ENDLETON — A local man is being recognized this week for his efforts in saving a driver whose car ran off the road and went into a pond in northern Hancock County.
It’s a Christmas morning Evan Munden will never forget.
Munden, 22, was in the shower, getting ready to go to his family Christmas celebration, when his fiancee heard a crash outside their house on Ind. 9 near CR 1000N.
Kaci Dinger, 23, was in the living room when the noise made her run to the window. Outside, she saw a car in the pond by their house.
The noise she heard was the ice cracking as the car burst through the frozen top layer. And now, the car was starting to sink.
Dinger alerted Munden, then called 911.
Munden said he threw on clothes as quickly as he could, then ran outside to help the stranded motorist.
Eugene Dick was still inside the car, uninjured, but the water was rising. Dick had rolled down the passenger side window before the car’s electrical systems shorted out.
Several passers-by stopped, but no one was exactly sure what to do. It was about 15 degrees that morning, and the water was freezing, Munden said.
Help was on the way, but Dick’s car was going down fast.
Munden grabbed a tow chain from the back of his truck, handed one end to another good Samaritan who had stopped, then jumped in.
Dinger was amazed.
“I thought he was just gonna take it and like toss it out to the guy,” she said. “Well, he just decided to pretty much jump in the water.”
Dick had called out to Munden to stay out of the water, but Munden wasn’t listening.
“It was freezing, but I didn’t even think about it, to be honest with you,” Munden said. “That was my only way to get him out, I thought.”
As it turned out, time really was of the essence – Dick couldn’t swim.
Munden waded out into about 5 feet of water to reach the car.
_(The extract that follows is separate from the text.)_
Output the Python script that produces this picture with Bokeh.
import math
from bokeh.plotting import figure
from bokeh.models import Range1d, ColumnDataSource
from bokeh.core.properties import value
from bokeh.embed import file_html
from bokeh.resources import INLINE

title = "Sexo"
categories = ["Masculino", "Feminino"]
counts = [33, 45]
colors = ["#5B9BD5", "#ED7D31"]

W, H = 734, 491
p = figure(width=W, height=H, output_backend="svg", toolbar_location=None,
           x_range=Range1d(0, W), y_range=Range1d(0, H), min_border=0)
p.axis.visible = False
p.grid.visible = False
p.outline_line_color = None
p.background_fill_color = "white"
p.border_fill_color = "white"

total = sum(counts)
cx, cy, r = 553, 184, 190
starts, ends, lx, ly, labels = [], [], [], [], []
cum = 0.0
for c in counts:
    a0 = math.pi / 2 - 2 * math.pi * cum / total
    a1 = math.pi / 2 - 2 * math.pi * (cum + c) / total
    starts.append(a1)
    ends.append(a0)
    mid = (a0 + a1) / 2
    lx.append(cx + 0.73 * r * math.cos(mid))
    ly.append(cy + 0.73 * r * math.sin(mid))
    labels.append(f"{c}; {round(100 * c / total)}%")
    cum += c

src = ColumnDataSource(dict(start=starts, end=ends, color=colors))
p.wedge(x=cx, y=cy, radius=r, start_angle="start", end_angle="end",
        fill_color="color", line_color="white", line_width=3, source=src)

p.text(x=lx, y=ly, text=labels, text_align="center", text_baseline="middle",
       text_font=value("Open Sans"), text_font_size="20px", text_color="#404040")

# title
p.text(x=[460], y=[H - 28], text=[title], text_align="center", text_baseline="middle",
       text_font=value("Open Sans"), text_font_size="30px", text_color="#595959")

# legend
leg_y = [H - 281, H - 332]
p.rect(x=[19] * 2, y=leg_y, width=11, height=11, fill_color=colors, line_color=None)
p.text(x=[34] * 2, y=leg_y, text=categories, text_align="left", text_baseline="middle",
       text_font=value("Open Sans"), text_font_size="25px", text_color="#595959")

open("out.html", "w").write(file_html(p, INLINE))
“I basically handed him one end of the chain, grabbed him by the pants, … grabbed him out of the car,” he said.
They were able to scramble back to dry land. The two went into the house for a cup of coffee to warm up, realizing they were lucky.
The car was almost entirely submerged by the time emergency responders arrived.
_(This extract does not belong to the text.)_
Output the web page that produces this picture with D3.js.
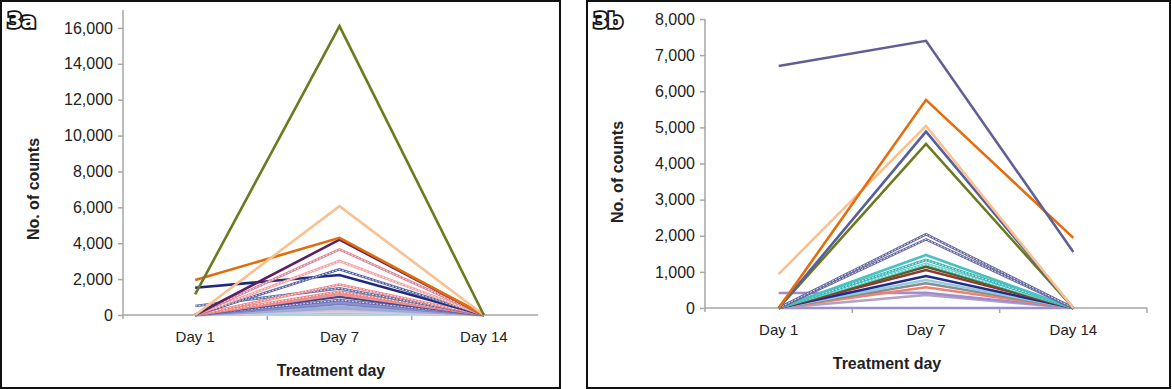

Green Township volunteer firefighter Ronnie Mohr was one of those who responded to the scene.
The top of the car was just visible beneath the pond’s surface, he said.
Mohr applauded Munden’s quick thinking, saying without his efforts, the outcome could have been much different.
“I think without this guy stepping in, more than likely, it’d have been a fatality,” Mohr said.
The Greenfield Township Volunteer Fire Department has invited Munden to its annual appreciation dinner, scheduled for tonight.
Those who hear Munden’s story are calling him a hero.
He put others first when it mattered most, said Fire Chief Bob Holland.
“Just with no second thoughts jumped in there and did that,” he said.
The department is recognizing Munden with a certificate.
“There’s all kind of heroes out here, but most heroes are instantaneous,” Mohr said. “They don’t realize it’s coming.”